What feels most contemporary about Virginia Woolf is the way it piggybacked on celebrity. Liz and Dick, as they were known, landed the lead movie roles, even though she had to put on 20 pounds and 20 years to play Martha. No matter. Ever since their affair on the set of Cleopatra, they were hot, a paparazzi magnet who jetted from posh Parisian hotels off to Mexico – they made Puerto Vallarta famous. The world knew about their drinking, their passionate sex (she called him her "little Welsh stallion") and their rip-roaring fights. Naturally, their fame, willfulness and self-absorption made them hard to handle on the set. Their stardom also made the movie a hit.

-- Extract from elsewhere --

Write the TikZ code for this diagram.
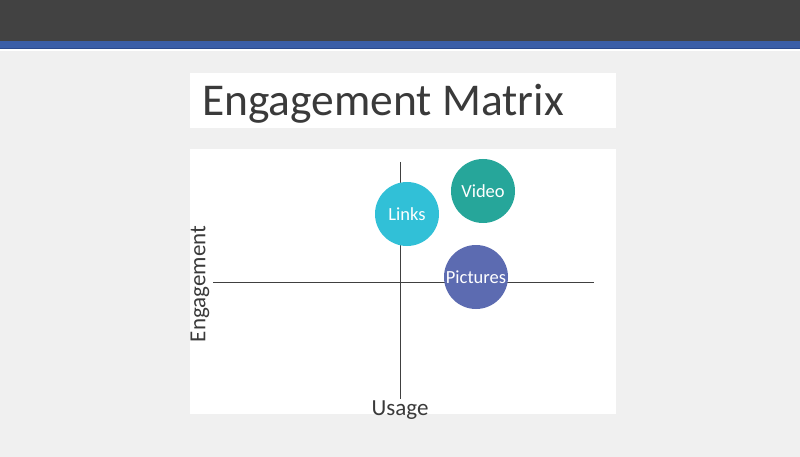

In the end, Burton gave a terrific performance and Taylor did better than expected – even winning an Oscar. Still, it's eerie watching them today. Their roles seem to predict the future in which they became the target of jokes, the once legendary beauty being mocked as a chubby, chicken-scarfing fool by John Belushi in drag, while Burton sank ever deeper into the persona of a drunken, self-hating cautionary tale about wasting one's talent.
Sad to say, we live in a culture bored by ordinary people. Liz and Dick were the prototypes of the parade of celebrity couples who now dominate public consciousness. Their stardom heightens the movie's profile the way Princess Di and Charles elevated the dreary British monarchy. Even the Super Bowl had a special tang this year because of Travis Kelce's relationship with another talented Taylor.
Who's Afraid of Virginia Woolf? is a great play and Gefter's a good writer. But if the movie had cast its original Broadway stars, Uta Hagen and Arthur Hill, I wouldn't be here talking about it.